“Casal Improvável” recupera espírito da comédia romântica com roteiro provocativo

Apesar de seguir muito uma linha de ser “espelho da realidade”, o cinema desfruta de suas joias atemporais, muito admiradas e classificadas como “clássicas”. No entanto, ser um reflexo da situação atual do mundo, faz o cinema demonstrar a força que tem, dentro de seus gêneros e construções narrativas. A comédia romântica, por mais que não tenha esse viés mais direto – como o terror trabalha muitas vezes, por exemplo – traz, indiretamente, uma reflexão sobre atuais convicções amorosas.

Entretanto, o gênero vem sofrendo com quedas, desde seu auge – durante os anos 90 e 2000 – com narrativas que não encontram equilíbrio nem na parte da comédia, e muito menos na parte romântica. Nisso, Casal Improvável demonstra uma agradável surpresa para a recuperação desse frescor, há tempos perdido.

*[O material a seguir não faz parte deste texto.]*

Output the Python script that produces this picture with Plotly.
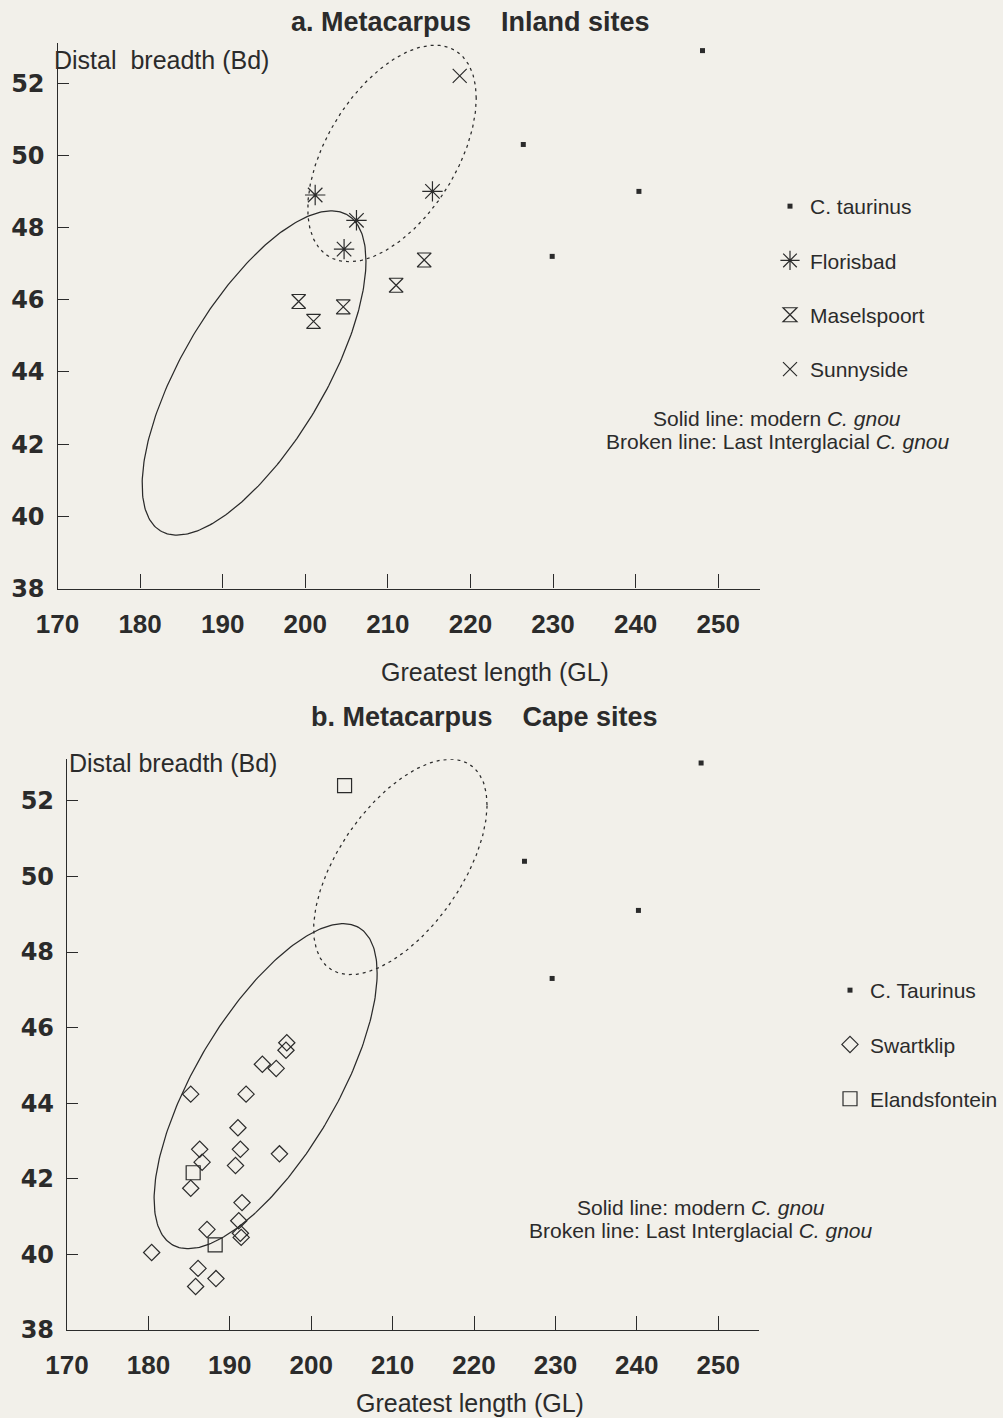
import numpy as np
import plotly.graph_objects as go

# ---------------- data ----------------
# a. Inland sites
inl_taurinus_gl = [248.1, 226.4, 240.4, 229.9]
inl_taurinus_bd = [52.9, 50.3, 49.0, 47.2]
florisbad_gl = [201.2, 206.2, 204.7, 215.4]
florisbad_bd = [48.9, 48.2, 47.4, 49.0]
maselspoort_gl = [199.2, 201.0, 204.6, 211.0, 214.4]
maselspoort_bd = [45.95, 45.4, 45.8, 46.4, 47.1]
sunnyside_gl = [218.7]
sunnyside_bd = [52.2]

# b. Cape sites
cape_taurinus_gl = [247.9, 226.2, 240.2, 229.6]
cape_taurinus_bd = [53.0, 50.4, 49.1, 47.3]
swartklip_gl = [197.0, 196.9, 194.0, 195.7, 185.2, 192.0, 191.0, 186.3, 191.3, 196.1,
                186.6, 190.7, 185.2, 191.5, 191.1, 187.2, 191.3, 191.4, 180.4, 186.1,
                188.3, 185.8]
swartklip_bd = [45.6, 45.4, 45.03, 44.92, 44.24, 44.24, 43.35, 42.78, 42.78, 42.66,
                42.44, 42.35, 41.75, 41.37, 40.89, 40.66, 40.56, 40.45, 40.05, 39.63,
                39.36, 39.15]
elandsfontein_gl = [204.1, 185.5, 188.2]
elandsfontein_bd = [52.4, 42.16, 40.25]

# ellipse parameters: [centre GL, centre Bd, A, D, E]
ell_modern_a = [193.8, 43.97, 13.55, 3.10, 3.25]
ell_lig_a = [210.5, 50.05, 10.2, 1.53, 2.58]
ell_modern_b = [194.4, 44.45, 13.7, 2.99, 3.09]
ell_lig_b = [210.95, 50.25, 10.65, 1.64, 2.33]

x_ticks = [170, 180, 190, 200, 210, 220, 230, 240, 250]
y_ticks = [38, 40, 42, 44, 46, 48, 50, 52]

INK = "#2b2b2b"
BG = "#f2f0ea"
FONT = "Liberation Sans, Arial, sans-serif"
YFONT = "DejaVu Sans, Liberation Sans, sans-serif"

W, H = 1003, 1418


def ellipse(p):
    t = np.linspace(0, 2 * np.pi, 300)
    cx, cy, A, D, E = p
    return cx + A * np.cos(t), cy + D * np.cos(t) + E * np.sin(t)


fig = go.Figure()

# domains in paper coords
top_x = [57.5 / W, 759.5 / W]
top_y = [1 - 588.5 / H, 1 - (588.5 - 15.1 * 36.1) / H]
bot_x = [67 / W, (67 + 85 * 8.14) / W]
bot_y = [1 - 1330 / H, 1 - (1330 - 15.1 * 37.8) / H]

axis_common = dict(
    showline=True, linecolor=INK, linewidth=1.3, showgrid=False, zeroline=False,
    ticks="inside", tickcolor=INK, tickwidth=1.2, mirror=False, automargin=False,
)
xfont = dict(family=FONT, size=26, color=INK, weight="bold")
yfont = dict(family=YFONT, size=24, color=INK, weight="bold")

fig.update_layout(
    width=W, height=H, paper_bgcolor=BG, plot_bgcolor="rgba(0,0,0,0)",
    margin=dict(l=0, r=0, t=0, b=0, autoexpand=False),
    font=dict(family=FONT, color=INK),
    xaxis=dict(domain=top_x, range=[170, 255], anchor="y", tickvals=x_ticks,
               ticklen=14, ticklabelstandoff=12, tickfont=xfont, **axis_common),
    yaxis=dict(domain=top_y, range=[38, 53.1], anchor="x", tickvals=y_ticks,
               ticklen=11, ticklabelstandoff=7, tickfont=yfont, **axis_common),
    xaxis2=dict(domain=bot_x, range=[170, 255], anchor="y2", tickvals=x_ticks,
                ticklen=14, ticklabelstandoff=12, tickfont=xfont, **axis_common),
    yaxis2=dict(domain=bot_y, range=[38, 53.1], anchor="x2", tickvals=y_ticks,
                ticklen=11, ticklabelstandoff=7, tickfont=yfont, **axis_common),
    showlegend=True,
    legend=dict(x=770 / W, y=1 - 186 / H, xanchor="left", yanchor="top",
                bgcolor="rgba(0,0,0,0)", font=dict(family=FONT, size=21, color=INK),
                tracegroupgap=24, itemsizing="trace", itemwidth=30),
    legend2=dict(x=830 / W, y=1 - 970 / H, xanchor="left", yanchor="top",
                 bgcolor="rgba(0,0,0,0)", font=dict(family=FONT, size=21, color=INK),
                 tracegroupgap=24, itemsizing="trace", itemwidth=30),
)

# ---- ellipses ----
for p, dash, xa, ya in [(ell_modern_a, "solid", "x", "y"), (ell_lig_a, "3px,4px", "x", "y"),
                        (ell_modern_b, "solid", "x2", "y2"), (ell_lig_b, "3px,4px", "x2", "y2")]:
    ex, ey = ellipse(p)
    fig.add_trace(go.Scatter(x=ex, y=ey, mode="lines", xaxis=xa, yaxis=ya,
                             line=dict(color=INK, width=1.25, dash=dash),
                             showlegend=False, hoverinfo="skip", cliponaxis=False))

mk_line = dict(color=INK, width=1.2)

# ---- a. inland ----
fig.add_trace(go.Scatter(x=inl_taurinus_gl, y=inl_taurinus_bd, mode="markers", name="C. taurinus",
                         legendgroup="a1", legend="legend", cliponaxis=False,
                         marker=dict(symbol="square", size=5, color=INK)))
fig.add_trace(go.Scatter(x=florisbad_gl, y=florisbad_bd, mode="markers", name="Florisbad",
                         legendgroup="a2", legend="legend", cliponaxis=False,
                         marker=dict(symbol="asterisk-open", size=17, color=INK, line=mk_line)))
fig.add_trace(go.Scatter(x=maselspoort_gl, y=maselspoort_bd, mode="markers", name="Maselspoort",
                         legendgroup="a3", legend="legend", cliponaxis=False,
                         marker=dict(symbol="hourglass-open", size=14, color=INK, line=mk_line)))
fig.add_trace(go.Scatter(x=sunnyside_gl, y=sunnyside_bd, mode="markers", name="Sunnyside",
                         legendgroup="a4", legend="legend", cliponaxis=False,
                         marker=dict(symbol="x-thin-open", size=14, color=INK, line=mk_line)))

# ---- b. cape ----
fig.add_trace(go.Scatter(x=cape_taurinus_gl, y=cape_taurinus_bd, mode="markers", name="C. Taurinus",
                         xaxis="x2", yaxis="y2", legendgroup="b1", legend="legend2", cliponaxis=False,
                         marker=dict(symbol="square", size=5, color=INK)))
fig.add_trace(go.Scatter(x=swartklip_gl, y=swartklip_bd, mode="markers", name="Swartklip",
                         xaxis="x2", yaxis="y2", legendgroup="b2", legend="legend2", cliponaxis=False,
                         marker=dict(symbol="diamond-open", size=12.5, color=INK, line=mk_line)))
fig.add_trace(go.Scatter(x=elandsfontein_gl, y=elandsfontein_bd, mode="markers", name="Elandsfontein",
                         xaxis="x2", yaxis="y2", legendgroup="b3", legend="legend2", cliponaxis=False,
                         marker=dict(symbol="square-open", size=14, color=INK, line=mk_line)))

NB = "\u00a0"
ann = []
def A(text, x, y, size, xanchor="center", bold=False):
    ann.append(dict(text=text, x=x / W, y=1 - y / H, xref="paper", yref="paper",
                    showarrow=False, xanchor=xanchor, yanchor="middle",
                    font=dict(family=FONT, size=size, color=INK,
                              weight="bold" if bold else "normal")))

A(f"a. Metacarpus{NB*4}Inland sites", 470, 22, 27, bold=True)
A(f"Distal{NB*2}breadth (Bd)", 52, 60, 25, xanchor="left")
A("Greatest length (GL)", 495, 672, 25)
A("Solid line: modern <i>C. gnou</i>", 777, 418, 21)
A("Broken line: Last Interglacial <i>C. gnou</i>", 778, 442, 21)

A(f"b. Metacarpus{NB*4}Cape sites", 484, 717, 27, bold=True)
A("Distal breadth (Bd)", 67, 763, 25, xanchor="left")
A("Greatest length (GL)", 470, 1403, 25)
A("Solid line: modern <i>C. gnou</i>", 701, 1207, 21)
A("Broken line: Last Interglacial <i>C. gnou</i>", 701, 1230, 21)

fig.update_layout(annotations=ann)

fig.write_html("out.html", config={"displayModeBar": False},
               post_script="document.body.style.margin='0';document.body.style.background='%s';" % BG)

Com Meu Namorado É um Zumbi (2013), Jonathan Levine ingressou na tentativa de entregar uma obra à altura do gênero, não acertando muito. Seis anos depois, por sua vez, Levine não só atingiu o objetivo, como passou a ter Casal Improvável como seu melhor longa desde sua estreia, em 2006. Muito da qualidade não se deve só ao texto provocativo com a política americana e com a situação da mulher na sociedade, mas também pela incrível – e, claro, improvável – química entre Charlize Theron e Seth Rogen.

Diferente de seu perfil comum em suas suas obras, Rogen oferece uma atuação mais comedida e até sensível, muito lembrando de seu personagem em 50/50 (2011) – também de Levine. Charlize é outra que foge do perfil costumeiro, demonstrando uma força cômica tão boa quanto a do próprio parceiro de tela.

A força cômica da atriz existe muito devido ao roteiro ácido de Dan Sterling e Liz Hannah, que encaixa perfeitamente não só com a personagem de Charlize, mas também com seu estilo de interpretação. O tom mais provocativo – característica bem presente em Vice (2018), por exemplo – lembra bastante A Entrevista (2014), texto passado de Sterling, e que também conta a presença de Rogen.

No entanto, o longa de 2014 adota muito uma linguagem mais próxima de Rogen e James Franco do que aqui. Isso porque Casal Improvável tem a primária intenção de provocar, do que, necessariamente, fazer humor. Tanto que muito do que é engraçado depende do conhecimento do espectador em relação a política americana e também a situação na qual estamos vivendo com mulheres assumindo cada vez mais posição de poder, mas ainda sofrendo o nojento preconceito.

E Sterling e Liz sabem muito bem brincar com isso e discutir assuntos poderosos em meio a uma narrativa leve e bem próxima de grandes clássicos do gênero. Esse tom sustenta o longa àqueles que não necessariamente tem o conhecimento exigido, mantendo, ainda assim, a diversão que a trama constrói.

Ao mesmo tempo, a falta de originalidade na narrativa em si é o principal defeito de Casal Improvável. Não há uma diminuição do seu potencial ou muito menos prejudica a qualidade do longa, muito pelo discurso adotado pelos dois roteiristas. Na dependência de história, o filme sofre por se aproveitar muito de uma construção comum e muito próxima de outras grandes comédias românticas.

Em partes, isso ajuda o gênero a respirar, como já citado, porém prejudica por não se tornar algo totalmente marcante quanto Um Lugar Chamado Nothing Hill (1999) e Uma Linda Mulher (1990), – inspirações claras – por exemplo. Ainda assim, Levine entrega uma deliciosa diversão reflexiva sobre a sociedade atual, – tratando da posição e força da mulher – política e relações midiáticas, misturada com uma brincadeira com o próprio gênero, apesar de adotar tons repetitivos.